Chiesa Cattolica – Italiana

Colombia: il partito delle Farc cambia nome per sostenere il processo di pace

Michele Raviart – Città del Vaticano

Il partito politico delle Farc, le Forze Armate Rivoluzionarie della Colombia, ha deciso di cambiare nome in “Comunes”. La decisione è stata presa dalla seconda assemblea nazionale del partito, nato dopo la smobilitazione dei guerriglieri seguita agli accordi di pace del 2016 con il governo, che avrebbero dovuto porre fine a cinquanta anni di conflitto nel Paese, un conflitto costato più di 260 mila vite e milioni di sfollati. La formazione aveva mantenuto l’acronimo “Farc”, seppure con il significato di “Forza Comune di Alternativa Rivoluzionaria”, ma ha deciso il cambio di denominazione per segnalare in maniera decisa la rottura con il passato.

Un segnale di discontinuità

Il partito, che aveva preso lo 0,38% alle elezioni del 2018, ma ha cinque seggi in parlamento proprio in virtù dell’accordo di pace, sconta un malcontento generale della società colombiana su come sta andando l’applicazione dell’accordo di pace, soprattutto per quanto riguarda il reintegro degli ex-combattenti, esemplificato dal fatto che uno dei maggiori negoziatori degli accordi di pace siglati all’Avana, il numero due delle Farc, Ivan Marquez, ha deciso di riprendere la lotta armata. “Questo partito sente il bisogno di trovare uno spazio di credibilità all’interno della società colombiana”, spiega a Vatican News Gianni La Bella, docente di Storia contemporanea all’Università di Modena-Reggio Emilia e esperto dell’area latino-americana per la Comunità di Sant’Egidio, “e questa operazione di marcare la differenza con gli ex-compagni di partito, che sono ritornati alla lotta armata, è diventata in questo momento una priorità per trovare un minimo di consenso e di spazio politico”.

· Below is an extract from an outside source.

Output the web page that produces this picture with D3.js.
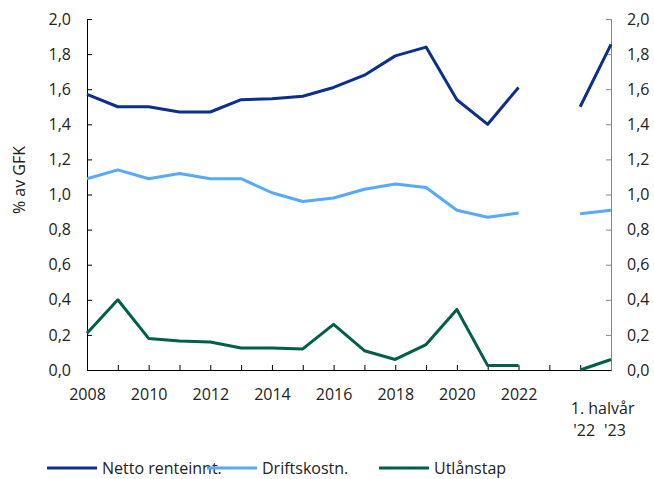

Ascolta l’intervista integrale a Gianni La Bella

Almeno 3000 i guerriglieri ancora attivi

Fin dall’origine, infatti, non tutti i 30 “blocchi” – raggruppamenti regionali che comprendono dai venti ai cento combattenti – delle Farc avevano aderito all’accordo e si calcola che adesso siano almeno 3000 le persone in armi in Colombia divisi per la maggior parte in tre grandi gruppi combattenti. Non sono mancati gli scontri – se ne contano almeno sei dall’inizio del 2021 – l’ultimo dei quali è costato la vita a quattro giovani in una zona rurale del municipio di Buga, nel dipartimento della Valle del Cauca. I ragazzi sono stati aggrediti da un commando. L’attacco è stato condannato dal presidente colombiano, Ivan Duque, che ha inviato l’esercito e i corpi speciali per scovare gli aggressori. In totale quest’anno si contano 14 morti tra gli assistenti sociali e cinque tra gli ex-militanti delle Farc entrati nel programma di reinserimento in società. Dalla firma degli accordi, invece, le vittime sono almeno 300.

Un accordo messo a dura prova

“Gli accordi di pace sono stati messi a dura prova e non hanno trovato un grosso riscontro in un cambiamento di cultura e di mentalità all’interno della società colombiana”, spiega ancora La Bella. “Da un lato bisognerebbe rimettere al centro l’implementazione vera degli accordi di pace, cioè aiutare con il ritorno alla vita normale queste migliaia di ex-militanti che per ora spesso vivono in campi di transito”, sottolinea, e poi bisognerebbe mettere mano “a quelli che sono un po’ anche i problemi cronici della Colombia: il problema della terra, della distribuzione del lavoro, della giustizia sociale, ma ancor di più ci sarebbe bisogno – e in questo lo spazio e il ruolo della Chiesa è potenzialmente infinito – di una grossa campagna di cultura, di sensibilizzazione. C’è insomma bisogna di una grande predicazione ‘del perdono’, della riconciliazione, che è esattamente il contenuto dei messaggi e dei discordi del Papa durante il suo viaggio in Colombia. Bisogna scrivere una nuova fase, deve nascere una nuova indipendenza, ma questo va fatto con una certa rapidità.